Robbie Miller's story is chilling: The veteran of the autonomous vehicle movement says he effectively predicted Uber's fatal crash, and his warning was ignored until it was too late.
His takeaways, as explained to Automotive News for our "Shift" podcast and a front-page story, are all about what companies and their leaders should do to ensure the safe deployment of automated vehicles. Namely, that they should be open to anyone's reasoned concerns about putting innocent people at risk and halt testing when in doubt.
The episode may not offer a clear road map for regulators, but it shows the need for a national policy and uniform set of rules for the safety of our citizens and our industry.
Companies that figure out the best solutions first may reshape the world as we know it. Investors and municipalities, eager to reap the benefits, are pushing to be a part of the process and to speed it along. Such a technological race, taking place on America's roads, is going to bring about unintended costs on — you guessed it — the incumbent auto industry and the people of the U.S.

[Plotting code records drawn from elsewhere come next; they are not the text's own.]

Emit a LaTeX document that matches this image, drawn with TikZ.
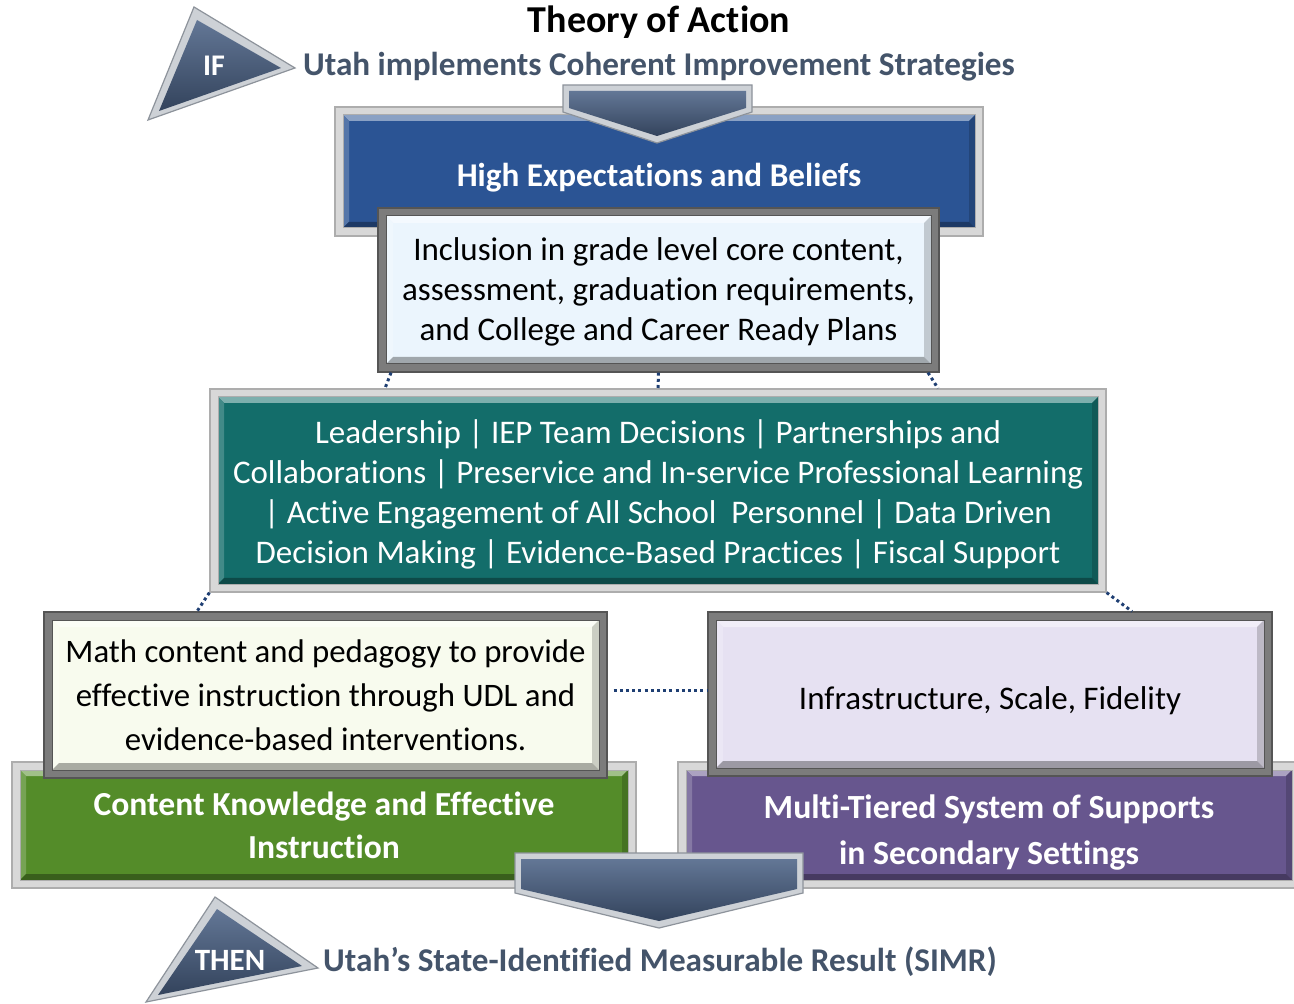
\documentclass[tikz,border=0pt]{standalone}
\usepackage{fontspec}
\setmainfont{Carlito}[Ligatures=NoCommon]
\definecolor{slate}{HTML}{44546A}
\definecolor{slatehi}{HTML}{637796}
\definecolor{slatelo}{HTML}{33435C}
\definecolor{hiblue}{HTML}{2B5494}
\definecolor{tealc}{HTML}{136D6A}
\definecolor{greenc}{HTML}{548C29}
\definecolor{purplec}{HTML}{67568E}
\definecolor{inclf}{HTML}{EBF5FD}
\definecolor{mathf}{HTML}{F8FBEE}
\definecolor{infraf}{HTML}{E6E1F2}
\definecolor{silver}{HTML}{D8D8D8}
\definecolor{silverline}{HTML}{ADADAD}
\definecolor{darkframe}{HTML}{7C7C7C}
\definecolor{darkframeline}{HTML}{555555}
\definecolor{trisilver}{HTML}{CDD1D6}
\definecolor{trisilverline}{HTML}{8D939B}
\definecolor{dotc}{HTML}{1F3F73}
\newcommand{\dn}[2]{\raisebox{-#1}[\height][\depth]{#2}}
\tikzset{
  bbox/.style n args={5}{rectangle, inner sep=0pt, align=center,
    fill=#1, draw=#2, line width=0.6pt,
    path picture={
      \coordinate (i1) at ([shift={(#4,-#4)}]path picture bounding box.north west);
      \coordinate (i2) at ([shift={(-#4,-#4)}]path picture bounding box.north east);
      \coordinate (i3) at ([shift={(-#4,#4)}]path picture bounding box.south east);
      \coordinate (i4) at ([shift={(#4,#4)}]path picture bounding box.south west);
      \coordinate (j1) at ([shift={(#5,-#5)}]i1);
      \coordinate (j2) at ([shift={(-#5,-#5)}]i2);
      \coordinate (j3) at ([shift={(-#5,#5)}]i3);
      \coordinate (j4) at ([shift={(#5,#5)}]i4);
      \fill[#3] (i1) rectangle (i3);
      \fill[#3!55!white] (i1) -- (i2) -- (j2) -- (j1) -- cycle;
      \fill[#3!80!white] (i1) -- (j1) -- (j4) -- (i4) -- cycle;
      \fill[#3!82!black] (i2) -- (i3) -- (j3) -- (j2) -- cycle;
      \fill[#3!68!black] (i4) -- (i3) -- (j3) -- (j4) -- cycle;
      \draw[#2, line width=0.5pt] (i1) rectangle (i3);
    }},
  dots/.style={dotc, line width=1.5pt, dash pattern=on 1.5pt off 1.6pt},
  slatefill/.style={top color=slatehi, bottom color=slatelo},
  rim/.style={fill=trisilver, draw=trisilverline, line width=0.6pt},
  bodyf/.style={font=\fontsize{16.5pt}{20pt}\selectfont},
}
\begin{document}
\begin{tikzpicture}[x=0.5pt, y=-0.5pt]
\useasboundingbox (0,0) rectangle (1294,1004);

% title and IF line
\node[font=\fontsize{19pt}{22pt}\selectfont\bfseries, text=black] (title) at (659,22) {Theory of Action};
\node[font=\fontsize{16.6pt}{18pt}\selectfont\bfseries, text=slate] (ifline) at (659,67) {Utah implements Coherent Improvement Strategies};

% blue box
\node[bbox={silver}{silverline}{hiblue}{4pt}{3pt}, minimum width=324pt, minimum height=64.5pt,
      text=white, font=\fontsize{16.6pt}{20pt}\selectfont\bfseries] (hi) at (659,171.5) {\dn{3pt}{High Expectations and Beliefs}};

% top chevron
\path[rim] (563,85) -- (752,85) -- (752,112) -- (657,143) -- (563,112) -- cycle;
\path[slatefill] (569,91) -- (746,91) -- (746,108) -- (657,136) -- (569,108) -- cycle;

% inclusion box
\node[bbox={darkframe}{darkframeline}{inclf}{4pt}{3.5pt}, minimum width=280.5pt, minimum height=82pt,
      text=black, bodyf] (incl) at (658.5,290) {\dn{1pt}{Inclusion in grade level core content,}\\ \dn{1pt}{assessment, graduation requirements,}\\ \dn{1pt}{and College and Career Ready Plans}};

% teal box
\node[bbox={silver}{silverline}{tealc}{4pt}{3pt}, minimum width=448pt, minimum height=101.5pt,
      text=white, bodyf] (teal) at (658,490.5) {\dn{2pt}{Leadership | IEP Team Decisions | Partnerships and}\\ \dn{2pt}{Collaborations | Preservice and In-service Professional Learning}\\ \dn{2pt}{| Active Engagement of All School\ \ Personnel | Data Driven}\\ \dn{2pt}{Decision Making | Evidence-Based Practices | Fiscal Support}};

% green and purple boxes
\node[bbox={silver}{silverline}{greenc}{4pt}{3pt}, minimum width=312pt, minimum height=63pt,
      text=white, font=\fontsize{16.8pt}{21.5pt}\selectfont\bfseries] (green) at (324,825) {Content Knowledge and Effective\\ Instruction};
\node[bbox={silver}{silverline}{purplec}{4pt}{3pt}, minimum width=311pt, minimum height=63pt,
      text=white, font=\fontsize{16.9pt}{23pt}\selectfont\bfseries] (purple) at (989,825) {\dn{4pt}{Multi-Tiered System of Supports}\\ \dn{4pt}{in Secondary Settings}};

% math and infrastructure boxes
\node[bbox={darkframe}{darkframeline}{mathf}{4pt}{3.5pt}, minimum width=281.5pt, minimum height=83pt,
      text=black, font=\fontsize{16.4pt}{22pt}\selectfont] (math) at (325.5,695) {Math content and pedagogy to provide\\ effective instruction through UDL and\\ evidence-based interventions.};
\node[bbox={darkframe}{darkframeline}{infraf}{4pt}{3.5pt}, minimum width=282pt, minimum height=82pt,
      text=black, bodyf] (infra) at (990,694) {\dn{3.5pt}{Infrastructure, Scale, Fidelity}};

% dotted connectors
\draw[dots] (incl.south -| 391,0) -- (teal.north -| 385,0);
\draw[dots] (incl.south) -- (teal.north);
\draw[dots] (incl.south -| 928,0) -- (teal.north -| 938,0);
\draw[dots] (teal.south west) -- (math.north -| 197,0);
\draw[dots] (teal.south east) -- (infra.north -| 1132,0);
\draw[dots] (math.east |- 0,690) ++(3pt,0) -- (infra.west |- 0,690);

% bottom chevron
\path[rim] (515,853) -- (803,853) -- (803,893) -- (659,928) -- (515,893) -- cycle;
\path[slatefill] (521,859) -- (797,859) -- (797,889) -- (659,921) -- (521,889) -- cycle;

% IF triangle
\path[rim] (194,7) -- (148,120) -- (295,68) -- cycle;
\path[slatefill] (197,20) -- (159,111) -- (281,68) -- cycle;
\node[font=\fontsize{15pt}{17pt}\selectfont\bfseries, text=white] (iftxt) at (214,66) {IF};

% THEN triangle
\path[rim] (215,897) -- (146,1002) -- (318,968) -- cycle;
\path[slatefill] (217,909) -- (158,995) -- (302,966) -- cycle;
\node[font=\fontsize{15.5pt}{17pt}\selectfont\bfseries, text=white] (thentxt) at (230,960) {THEN};
\node[font=\fontsize{16.6pt}{18pt}\selectfont\bfseries, text=slate] (thenline) at (660,962) {Utah’s State-Identified Measurable Result (SIMR)};
\end{tikzpicture}
\end{document}
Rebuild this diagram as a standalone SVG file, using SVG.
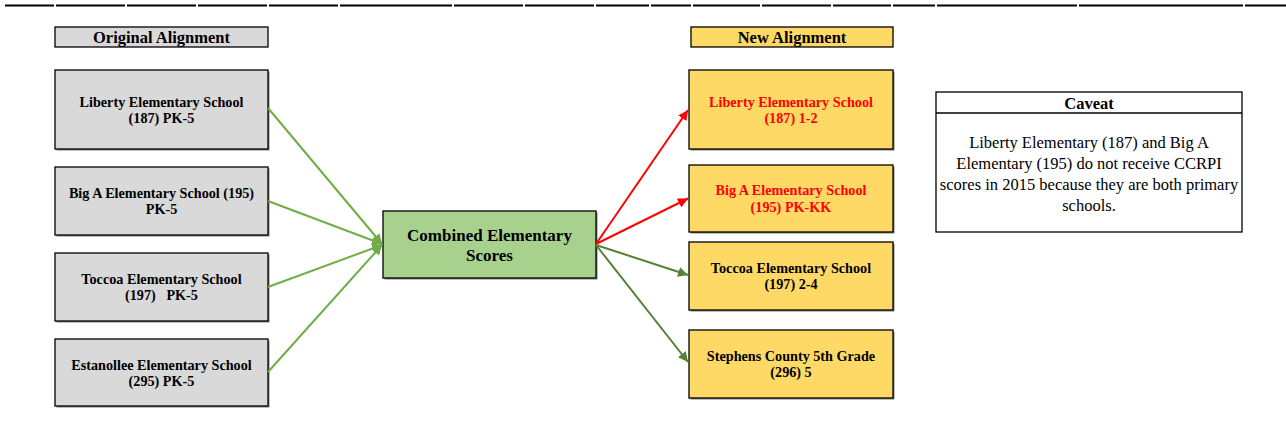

It's better to get ahead of tragic mistakes and courtroom finger-pointing. Good safety rules can engender consumer trust in the new technologies, while also providing a measure of legal protection when mistakes are made.
When Congress returns to Washington next month, it needs to dig in and craft regulations that balance the desire for progress with the need for safety.
In the previous attempt to pass legislation related to automated driving technology, the auto and tech industries sought provisions that would ensure operational and crash data from their systems would stay hidden from public purview. This is shortsighted.
Miller argues for a system that ensures third parties can review and audit the competence of self-driving systems. A legislative posture that allows such third parties — think of the Insurance Institute for Highway Safety or AAA — to vet the technology would provide a needed check on self-driving developers and operators.
We need rules that are strong and clear, understandable and amendable, and efficiently enforceable. The legislation needs to have broad-based support, so that the White House can feel confident it will help advance this vital industry.